-------- Information shown --------
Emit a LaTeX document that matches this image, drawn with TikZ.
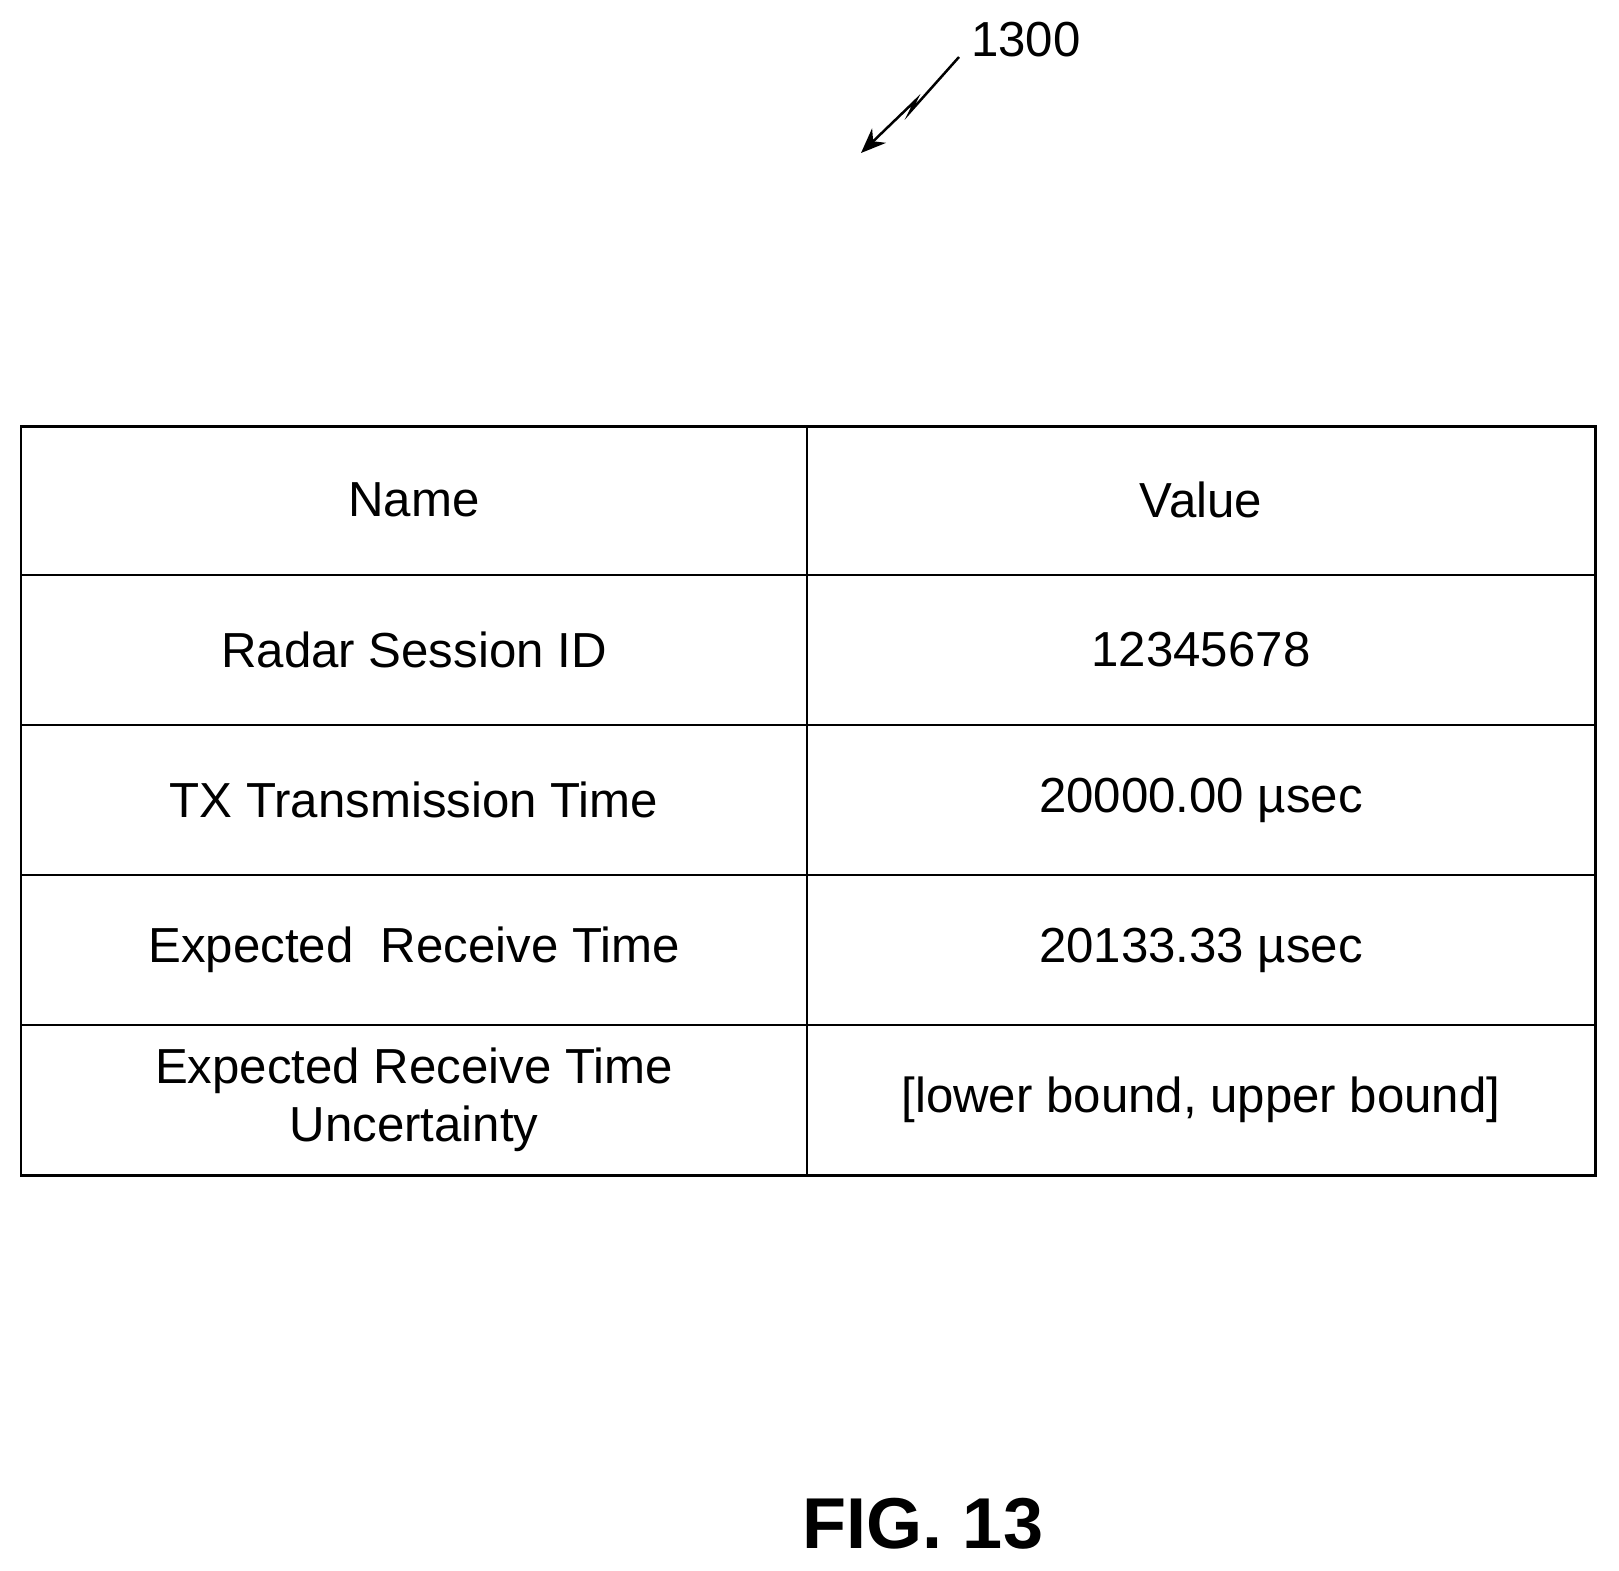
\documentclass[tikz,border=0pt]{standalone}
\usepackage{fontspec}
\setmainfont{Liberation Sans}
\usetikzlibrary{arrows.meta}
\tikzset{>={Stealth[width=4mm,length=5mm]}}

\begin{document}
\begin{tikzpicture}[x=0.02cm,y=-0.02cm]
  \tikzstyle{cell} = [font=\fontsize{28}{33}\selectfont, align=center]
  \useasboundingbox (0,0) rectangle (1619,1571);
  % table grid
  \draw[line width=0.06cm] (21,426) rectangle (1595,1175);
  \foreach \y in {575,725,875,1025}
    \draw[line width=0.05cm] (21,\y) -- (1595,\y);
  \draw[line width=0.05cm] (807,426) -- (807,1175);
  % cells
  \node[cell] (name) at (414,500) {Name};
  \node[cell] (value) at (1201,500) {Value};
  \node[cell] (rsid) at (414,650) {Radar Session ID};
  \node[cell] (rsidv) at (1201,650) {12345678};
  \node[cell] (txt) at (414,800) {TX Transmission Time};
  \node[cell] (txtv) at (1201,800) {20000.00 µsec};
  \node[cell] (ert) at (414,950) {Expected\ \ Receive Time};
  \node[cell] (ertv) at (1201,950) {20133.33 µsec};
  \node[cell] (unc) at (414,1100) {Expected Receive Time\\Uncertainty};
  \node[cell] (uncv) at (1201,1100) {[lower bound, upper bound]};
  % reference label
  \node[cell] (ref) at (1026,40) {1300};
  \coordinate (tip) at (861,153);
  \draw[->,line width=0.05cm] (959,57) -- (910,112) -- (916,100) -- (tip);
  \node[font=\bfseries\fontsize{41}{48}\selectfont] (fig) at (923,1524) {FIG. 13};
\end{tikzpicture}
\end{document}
--------
Task. Give back every line exactly as it stands, pictures excluded.

Written response.
Emit a LaTeX document that matches this image, drawn with TikZ.
\documentclass[tikz,border=0pt]{standalone}
\usepackage{fontspec}
\setmainfont{Liberation Sans}
\usetikzlibrary{arrows.meta}
\tikzset{>={Stealth[width=4mm,length=5mm]}}

\begin{document}
\begin{tikzpicture}[x=0.02cm,y=-0.02cm]
  \tikzstyle{cell} = [font=\fontsize{28}{33}\selectfont, align=center]
  \useasboundingbox (0,0) rectangle (1619,1571);
  % table grid
  \draw[line width=0.06cm] (21,426) rectangle (1595,1175);
  \foreach \y in {575,725,875,1025}
    \draw[line width=0.05cm] (21,\y) -- (1595,\y);
  \draw[line width=0.05cm] (807,426) -- (807,1175);
  % cells
  \node[cell] (name) at (414,500) {Name};
  \node[cell] (value) at (1201,500) {Value};
  \node[cell] (rsid) at (414,650) {Radar Session ID};
  \node[cell] (rsidv) at (1201,650) {12345678};
  \node[cell] (txt) at (414,800) {TX Transmission Time};
  \node[cell] (txtv) at (1201,800) {20000.00 µsec};
  \node[cell] (ert) at (414,950) {Expected\ \ Receive Time};
  \node[cell] (ertv) at (1201,950) {20133.33 µsec};
  \node[cell] (unc) at (414,1100) {Expected Receive Time\\Uncertainty};
  \node[cell] (uncv) at (1201,1100) {[lower bound, upper bound]};
  % reference label
  \node[cell] (ref) at (1026,40) {1300};
  \coordinate (tip) at (861,153);
  \draw[->,line width=0.05cm] (959,57) -- (910,112) -- (916,100) -- (tip);
  \node[font=\bfseries\fontsize{41}{48}\selectfont] (fig) at (923,1524) {FIG. 13};
\end{tikzpicture}
\end{document}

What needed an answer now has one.